開花を控えた桜の幹って、ほのかに赤く色付いているらしいですね。昔見かけた番組で染物屋さんが言っていました。確かに、意識してみると冬の樹木よりも赤みがかっている気がします。
今回は以前から時々読んでいたシリーズ、『妹さえいればいい。』の最新刊(刊行は昨年12月)となります。
前回10巻では千尋が弟ではなく妹であったことの告白と、それを受けた伊月が「妹モノを書けなくなる」というスランプへの突入――ということで幕を降ろしましたが、11巻でもその流れのまま物語が進行します。
これまでの作中で登場してきたキャラクター達が多数登場し、スランプ中の伊月がそれらと小噺を繰り広げる謂わばオムニバス形式。11巻終盤では個人的に二度と登場しないだろうなと思っていたキャラが登場して意表を突かれました。
伊月の中核であった“人生という物語の主人公になる”に大きく切り込んできましたね。
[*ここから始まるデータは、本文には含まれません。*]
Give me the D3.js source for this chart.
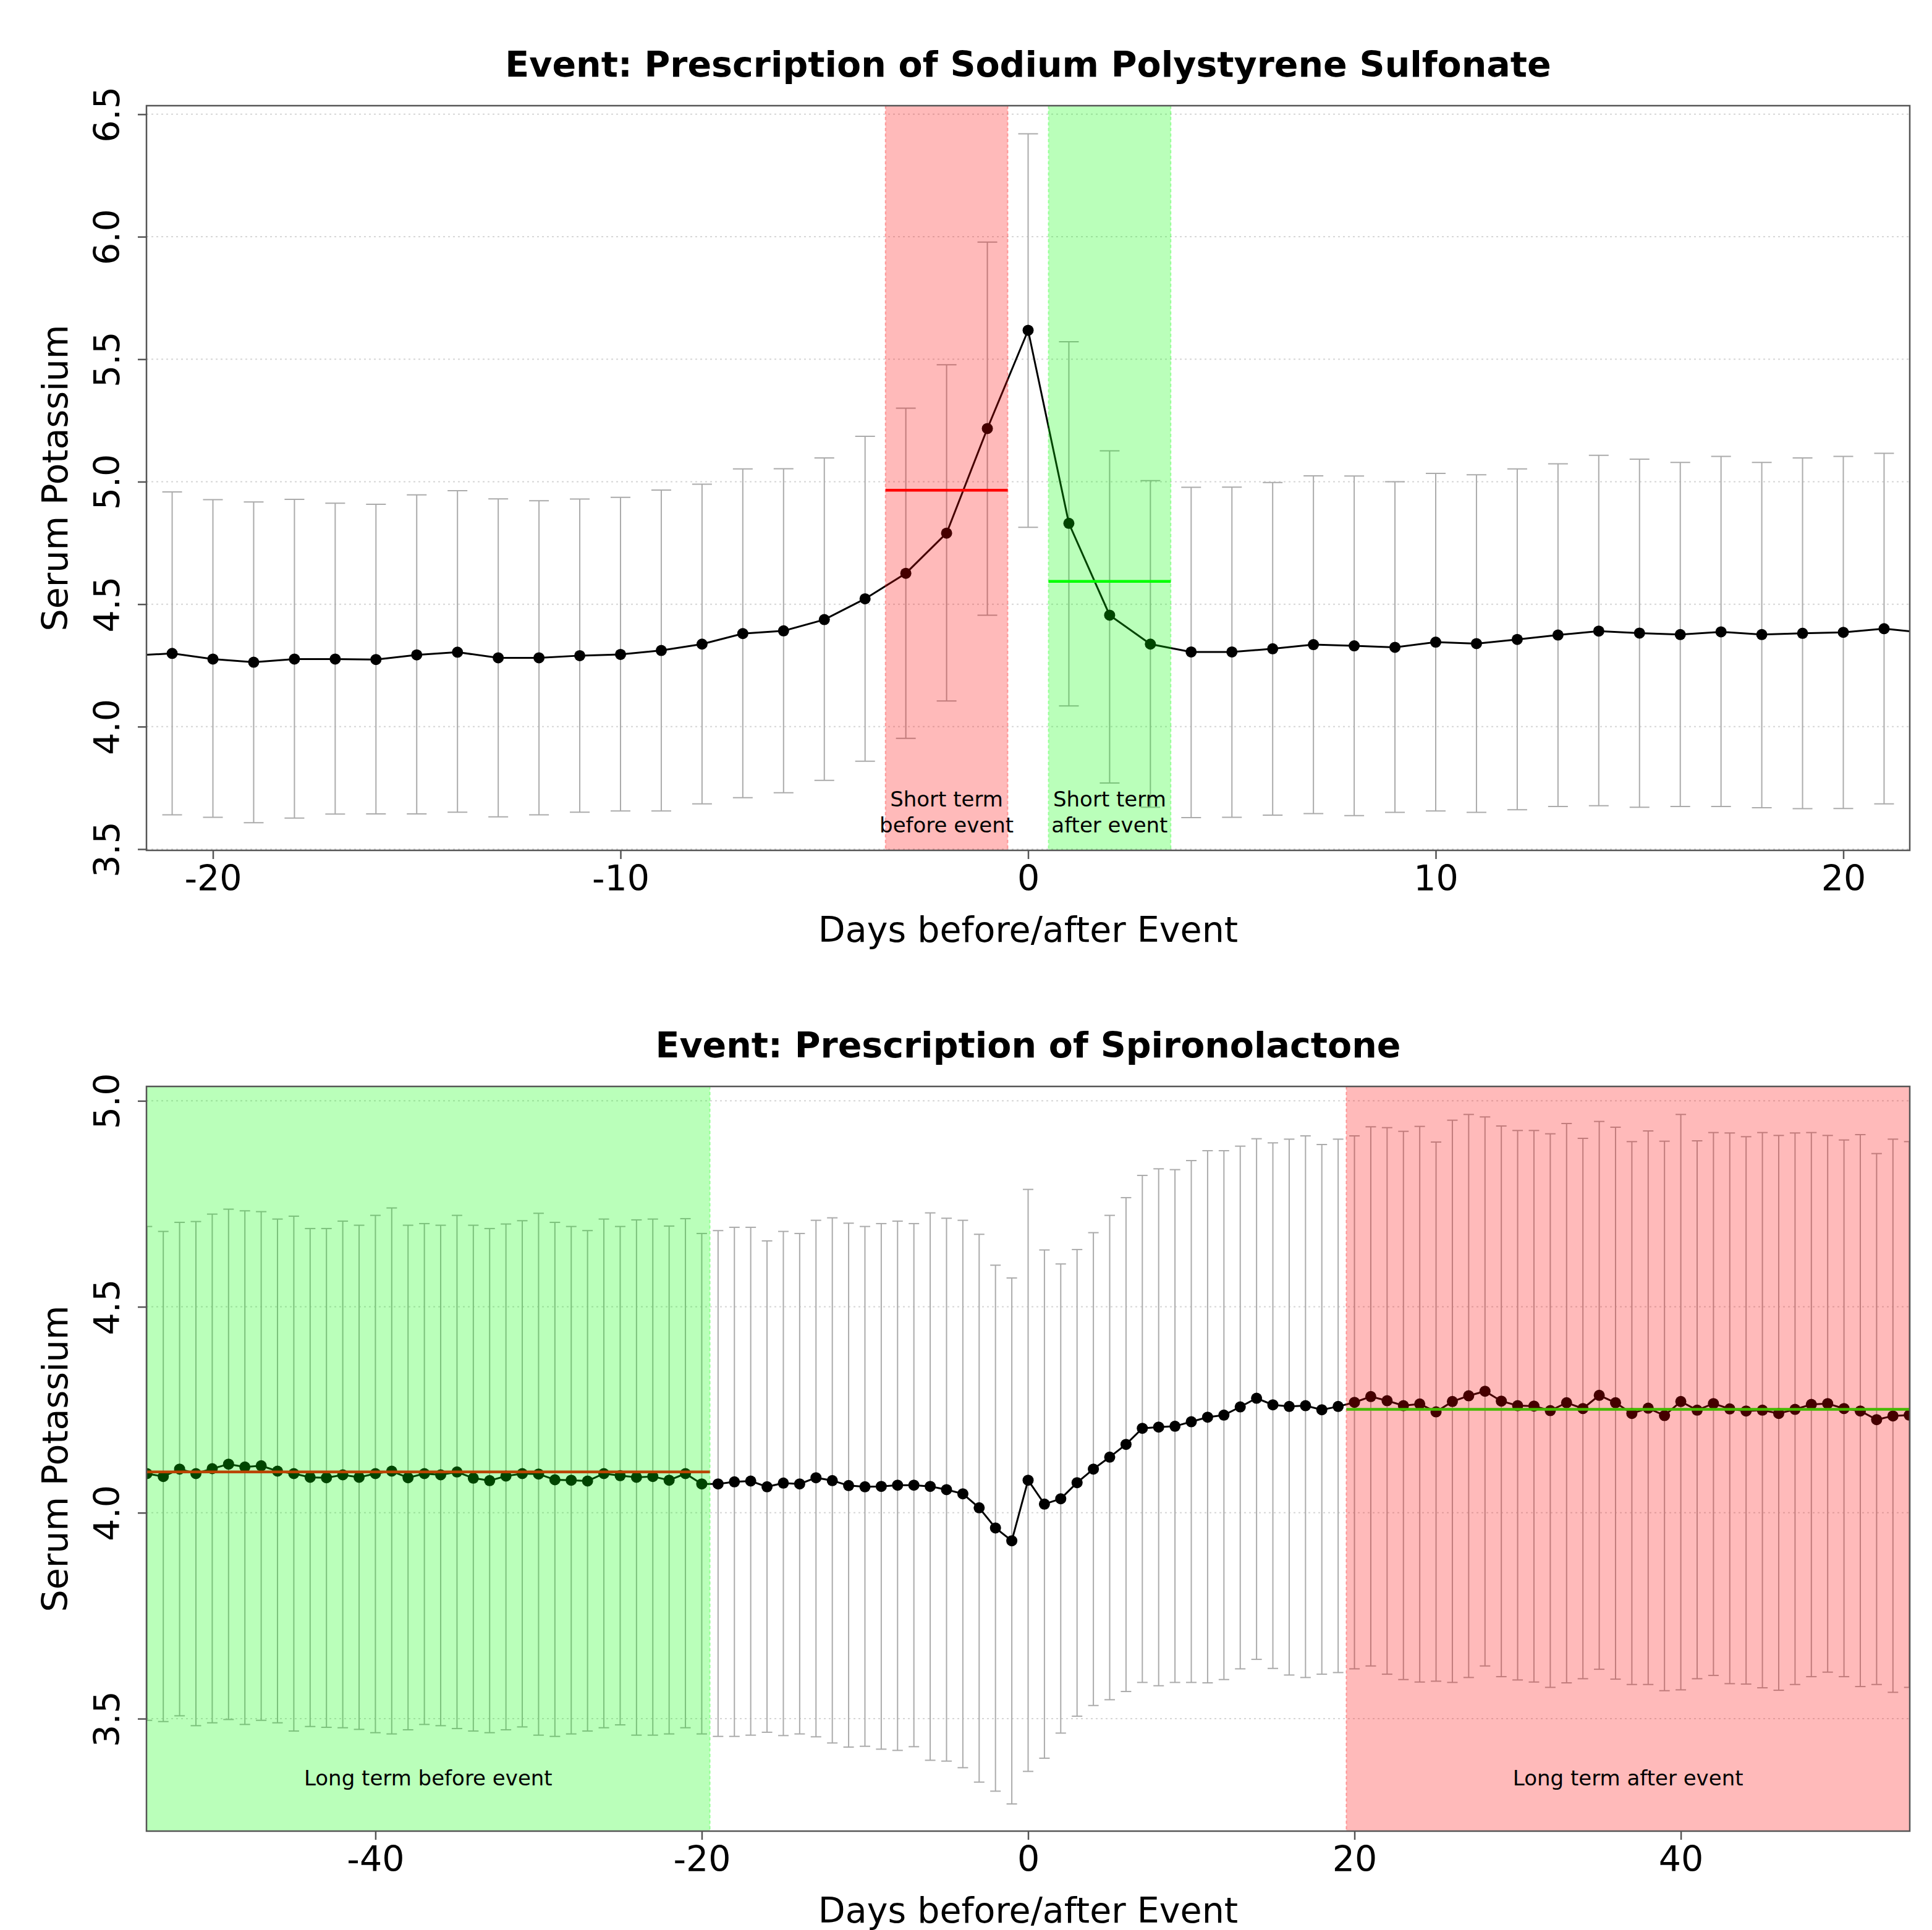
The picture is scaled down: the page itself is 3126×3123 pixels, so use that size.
<!DOCTYPE html>
<meta charset="utf-8">
<html>
<style>
body { margin: 0; background: #fff; }
text { font-family: "DejaVu Sans", sans-serif; fill: #000; }
</style>
<svg width="3126" height="3123"></svg>
<script src="https://d3js.org/d3.v7.min.js"></script>
<script>
// ---- panel 1: Sodium Polystyrene Sulfonate (days -22..22) ----
var spsDays = d3.range(-22, 23);
var spsMean = [4.29, 4.299, 4.276, 4.263, 4.276, 4.276, 4.274, 4.293, 4.304, 4.281, 4.281,
  4.290, 4.295, 4.311, 4.337, 4.380, 4.391, 4.437, 4.522, 4.626, 4.790, 5.217, 5.618,
  4.830, 4.455, 4.337, 4.305, 4.305, 4.318, 4.335, 4.330, 4.324, 4.345, 4.339, 4.356,
  4.374, 4.390, 4.382, 4.376, 4.387, 4.376, 4.381, 4.385, 4.400, 4.383];
var spsLow = [3.64, 3.640, 3.630, 3.608, 3.627, 3.643, 3.644, 3.644, 3.651, 3.632, 3.640,
  3.651, 3.656, 3.656, 3.685, 3.710, 3.730, 3.781, 3.859, 3.952, 4.105, 4.455, 4.814,
  4.085, 3.770, 3.671, 3.629, 3.630, 3.639, 3.645, 3.637, 3.650, 3.656, 3.650, 3.661,
  3.674, 3.677, 3.671, 3.674, 3.674, 3.669, 3.665, 3.666, 3.685, 3.68];
var spsHigh = [4.95, 4.958, 4.927, 4.917, 4.928, 4.912, 4.908, 4.946, 4.963, 4.930, 4.922,
  4.929, 4.936, 4.966, 4.990, 5.052, 5.053, 5.097, 5.185, 5.300, 5.477, 5.978, 6.420,
  5.571, 5.126, 5.004, 4.977, 4.978, 4.997, 5.024, 5.023, 5.000, 5.034, 5.028, 5.052,
  5.073, 5.108, 5.092, 5.079, 5.103, 5.079, 5.097, 5.103, 5.116, 5.10];
var spsXTicks = [-20, -10, 0, 10, 20];
var spsYTicks = [3.5, 4.0, 4.5, 5.0, 5.5, 6.0, 6.5];
var spsWindows = [
  {from: -3.5, to: -0.5, level: 4.965, label: ["Short term", "before event"]},
  {from: 0.5, to: 3.5, level: 4.593, label: ["Short term", "after event"]}
];

// ---- panel 2: Spironolactone (days -54..54) ----
var spiDays = d3.range(-54, 55);
var spiMean = [4.095, 4.088, 4.106, 4.095, 4.107, 4.118, 4.111, 4.114, 4.101, 4.095,
  4.086, 4.085, 4.092, 4.086, 4.095, 4.101, 4.085, 4.095, 4.092, 4.099,
  4.084, 4.078, 4.089, 4.095, 4.094, 4.080, 4.079, 4.077, 4.095, 4.090,
  4.086, 4.088, 4.079, 4.095, 4.070, 4.070, 4.075, 4.077,
  4.063, 4.072, 4.070, 4.085, 4.078, 4.066, 4.063, 4.064, 4.067, 4.067,
  4.064, 4.056, 4.046, 4.012, 3.963, 3.932, 4.079, 4.021, 4.034, 4.073,
  4.106, 4.135, 4.166, 4.205, 4.208, 4.210, 4.221, 4.232, 4.237, 4.257,
  4.278, 4.262, 4.258, 4.260, 4.250, 4.258, 4.268,
  4.282, 4.272, 4.260, 4.264, 4.245, 4.270, 4.284, 4.295, 4.271, 4.260,
  4.259, 4.248, 4.267, 4.253, 4.285, 4.267, 4.241, 4.254, 4.236, 4.270,
  4.249, 4.265, 4.252, 4.247, 4.249, 4.241, 4.251, 4.263, 4.265, 4.253,
  4.247, 4.226, 4.235, 4.237];
var spiLow = [3.496, 3.493, 3.507, 3.483, 3.490, 3.498, 3.486, 3.496, 3.490, 3.470,
  3.481, 3.479, 3.478, 3.474, 3.466, 3.463, 3.473, 3.486, 3.483, 3.476,
  3.470, 3.466, 3.473, 3.480, 3.460, 3.457, 3.463, 3.470, 3.478, 3.485,
  3.460, 3.460, 3.463, 3.478, 3.463, 3.457, 3.457, 3.460,
  3.467, 3.459, 3.463, 3.456, 3.441, 3.431, 3.433, 3.426, 3.423, 3.432,
  3.399, 3.397, 3.381, 3.346, 3.324, 3.293, 3.372, 3.404, 3.465, 3.506,
  3.532, 3.546, 3.566, 3.588, 3.580, 3.588, 3.588, 3.587, 3.595, 3.621,
  3.644, 3.622, 3.606, 3.600, 3.608, 3.612, 3.621,
  3.628, 3.608, 3.595, 3.589, 3.591, 3.588, 3.600, 3.628, 3.602, 3.594,
  3.589, 3.576, 3.587, 3.597, 3.620, 3.596, 3.583, 3.583, 3.568, 3.570,
  3.597, 3.605, 3.585, 3.584, 3.575, 3.569, 3.583, 3.602, 3.613, 3.602,
  3.578, 3.583, 3.564, 3.576];
var spiHigh = [4.695, 4.683, 4.705, 4.707, 4.725, 4.737, 4.733, 4.731, 4.713, 4.720,
  4.690, 4.690, 4.708, 4.698, 4.722, 4.740, 4.698, 4.702, 4.698, 4.722,
  4.698, 4.690, 4.701, 4.709, 4.727, 4.705, 4.695, 4.685, 4.713, 4.695,
  4.711, 4.713, 4.696, 4.714, 4.678, 4.685, 4.693, 4.693,
  4.660, 4.683, 4.678, 4.710, 4.716, 4.703, 4.695, 4.702, 4.708, 4.702,
  4.728, 4.715, 4.710, 4.676, 4.601, 4.570, 4.785, 4.638, 4.604, 4.639,
  4.680, 4.722, 4.765, 4.819, 4.835, 4.833, 4.855, 4.879, 4.879, 4.890,
  4.908, 4.898, 4.907, 4.915, 4.894, 4.907, 4.915,
  4.937, 4.935, 4.926, 4.938, 4.900, 4.953, 4.967, 4.961, 4.939, 4.928,
  4.928, 4.920, 4.945, 4.909, 4.950, 4.936, 4.901, 4.927, 4.902, 4.967,
  4.903, 4.923, 4.922, 4.913, 4.923, 4.916, 4.922, 4.923, 4.916, 4.905,
  4.918, 4.872, 4.907, 4.901];
var spiXTicks = [-40, -20, 0, 20, 40];
var spiYTicks = [3.5, 4.0, 4.5, 5.0];
var spiWindows = [
  {from: -54.03, to: -19.5, level: 4.099, label: ["Long term before event"]},
  {from: 19.5, to: 54.03, level: 4.251, label: ["Long term after event"]}
];

var svg = d3.select("svg");
svg.append("rect").attr("width", 3126).attr("height", 3123).attr("fill", "#fff");

var boxLeft = 237, boxRight = 3090;

function drawPanel(p) {
  var x = d3.scaleLinear().domain(p.xDomain).range([boxLeft, boxRight]);
  var y = d3.scaleLinear().domain(p.yDomain).range([p.bottom, p.top]);
  var g = svg.append("g");

  svg.append("clipPath").attr("id", "clip" + p.id)
    .append("rect")
    .attr("x", boxLeft).attr("y", p.top)
    .attr("width", boxRight - boxLeft).attr("height", p.bottom - p.top);

  // dotted horizontal grid
  g.append("g").selectAll("line")
    .data(p.yTicks)
    .join("line")
      .attr("x1", boxLeft).attr("x2", boxRight)
      .attr("y1", d => y(d)).attr("y2", d => y(d))
      .attr("stroke", "#d6d6d6")
      .attr("stroke-width", 2)
      .attr("stroke-dasharray", "3,5");

  var rows = p.days.map((d, i) => ({day: d, mean: p.mean[i], lo: p.low[i], hi: p.high[i]}));
  var plot = g.append("g").attr("clip-path", "url(#clip" + p.id + ")");

  // error bars
  var eb = plot.append("g").attr("stroke", "#ababab").attr("stroke-width", 2);
  eb.selectAll(".stem").data(rows).join("line").attr("class", "stem")
    .attr("x1", d => x(d.day)).attr("x2", d => x(d.day))
    .attr("y1", d => y(d.lo)).attr("y2", d => y(d.hi));
  eb.selectAll(".capHi").data(rows).join("line").attr("class", "capHi")
    .attr("x1", d => x(d.day) - p.cap).attr("x2", d => x(d.day) + p.cap)
    .attr("y1", d => y(d.hi)).attr("y2", d => y(d.hi));
  eb.selectAll(".capLo").data(rows).join("line").attr("class", "capLo")
    .attr("x1", d => x(d.day) - p.cap).attr("x2", d => x(d.day) + p.cap)
    .attr("y1", d => y(d.lo)).attr("y2", d => y(d.lo));

  // mean line + points
  plot.append("path").datum(rows)
    .attr("fill", "none")
    .attr("stroke", "#000")
    .attr("stroke-width", 3)
    .attr("d", d3.line().x(d => x(d.day)).y(d => y(d.mean)));
  plot.append("g").selectAll("circle")
    .data(rows)
    .join("circle")
      .attr("cx", d => x(d.day))
      .attr("cy", d => y(d.mean))
      .attr("r", 9)
      .attr("fill", "#000");

  // window mean lines, then translucent windows on top
  p.windows.forEach((w, i) => {
    plot.append("line")
      .attr("x1", x(w.from)).attr("x2", x(w.to))
      .attr("y1", y(w.level)).attr("y2", y(w.level))
      .attr("stroke", p.lineColors[i]).attr("stroke-width", 4.5);
  });
  p.windows.forEach((w, i) => {
    plot.append("rect")
      .attr("x", x(w.from)).attr("width", x(w.to) - x(w.from))
      .attr("y", p.top).attr("height", p.bottom - p.top)
      .attr("fill", p.fillColors[i]).attr("fill-opacity", 0.27);
    [w.from, w.to].forEach(v => {
      plot.append("line")
        .attr("x1", x(v)).attr("x2", x(v))
        .attr("y1", p.top).attr("y2", p.bottom)
        .attr("stroke", p.fillColors[i]).attr("stroke-opacity", 0.3)
        .attr("stroke-width", 2).attr("stroke-dasharray", "5,4");
    });
    var t = g.append("text")
      .attr("text-anchor", "middle")
      .style("font-size", "34px")
      .attr("fill", "#111");
    w.label.forEach((s, k) => {
      t.append("tspan")
        .attr("x", x((w.from + w.to) / 2))
        .attr("y", p.labelY + k * 42)
        .text(s);
    });
  });

  // box
  g.append("rect")
    .attr("x", boxLeft).attr("y", p.top)
    .attr("width", boxRight - boxLeft).attr("height", p.bottom - p.top)
    .attr("fill", "none").attr("stroke", "#555").attr("stroke-width", 2.5);

  // axes
  var xa = g.append("g").attr("transform", "translate(0," + p.bottom + ")")
    .call(d3.axisBottom(x).tickValues(p.xTicks).tickSize(14).tickFormat(d => String(d)));
  xa.select(".domain").remove();
  xa.selectAll("line").attr("stroke", "#555").attr("stroke-width", 2.5);
  xa.selectAll("text")
    .attr("y", 65).attr("dy", null)
    .attr("font-family", "DejaVu Sans")
    .style("font-size", "57px").attr("fill", "#000");

  var ya = g.append("g").attr("transform", "translate(" + boxLeft + ",0)")
    .call(d3.axisLeft(y).tickValues(p.yTicks).tickSize(14).tickFormat(d3.format(".1f")));
  ya.select(".domain").remove();
  ya.selectAll("line").attr("stroke", "#555").attr("stroke-width", 2.5);
  ya.selectAll("text")
    .attr("x", null).attr("dy", null)
    .attr("text-anchor", "middle")
    .attr("transform", "translate(-44,0) rotate(-90)")
    .attr("font-family", "DejaVu Sans")
    .style("font-size", "57px").attr("fill", "#000");

  // titles
  var cx = (boxLeft + boxRight) / 2;
  g.append("text")
    .attr("x", cx).attr("y", p.top - 47)
    .attr("text-anchor", "middle")
    .style("font-size", "57px").style("font-weight", "bold")
    .text(p.title);
  g.append("text")
    .attr("x", cx).attr("y", p.bottom + 148)
    .attr("text-anchor", "middle")
    .style("font-size", "57px")
    .text("Days before/after Event");
  g.append("text")
    .attr("transform", "translate(109," + (p.top + p.bottom) / 2 + ") rotate(-90)")
    .attr("text-anchor", "middle")
    .style("font-size", "57px")
    .text("Serum Potassium");
}

drawPanel({
  id: 1, top: 171, bottom: 1376,
  xDomain: [-21.63, 21.63], yDomain: [3.495, 6.535],
  days: spsDays, mean: spsMean, low: spsLow, high: spsHigh,
  xTicks: spsXTicks, yTicks: spsYTicks, windows: spsWindows,
  fillColors: ["#ff0000", "#00ff00"], lineColors: ["#ff0000", "#00ff00"],
  cap: 16, labelY: 1305,
  title: "Event: Prescription of Sodium Polystyrene Sulfonate"
});

drawPanel({
  id: 2, top: 1758, bottom: 2963,
  xDomain: [-54.03, 54.03], yDomain: [3.227, 5.035],
  days: spiDays, mean: spiMean, low: spiLow, high: spiHigh,
  xTicks: spiXTicks, yTicks: spiYTicks, windows: spiWindows,
  fillColors: ["#00ff00", "#ff0000"], lineColors: ["#ff0000", "#00ff00"],
  cap: 8.5, labelY: 2889,
  title: "Event: Prescription of Spironolactone"
});
</script>
</html>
まあ、そりゃこれまでの自身の創作意欲の根幹ともなる“妹(妄想)”に対して拒否反応が出てきたら自己否定に繋がるでしょうし、その状態であの周辺人物の濃さを再認識させられると自信なんて粉々に砕け散って、「自分には、この程度で良い。」という妥協が漏れ出るのも仕方なのかなと。
ラストのアレは、かつての那由多が憧れたのは“好きなものへ盲目的に愚直な伊月”だったと思うんですけれど、現状の伊月は“卑屈と妥協で本音を隠している”ワケで、そうした弱い部分への拒絶反応みたいなものだったのかなと。那由多自身、中学時代はその弱い人間でしたからね。
伊月は現在、ラノベ作家としても“主人公”としてもどん底にいるわけですが、ここからどうやって萎えた心に熱い妹愛が再点火するのか気になりますね。そこの問題が解決すれば、自然と那由多とも復縁できると思うので。
結構シリアスよりな展開だったと思うのですが、如何せん前回読んだモノがモノだっただけにホッと落ち着いて読めました。
最近はアニメ化で話題になっている漫画等も購入しているので、文章ばかりでなく、漫画もたまには取り上げてみようと思います。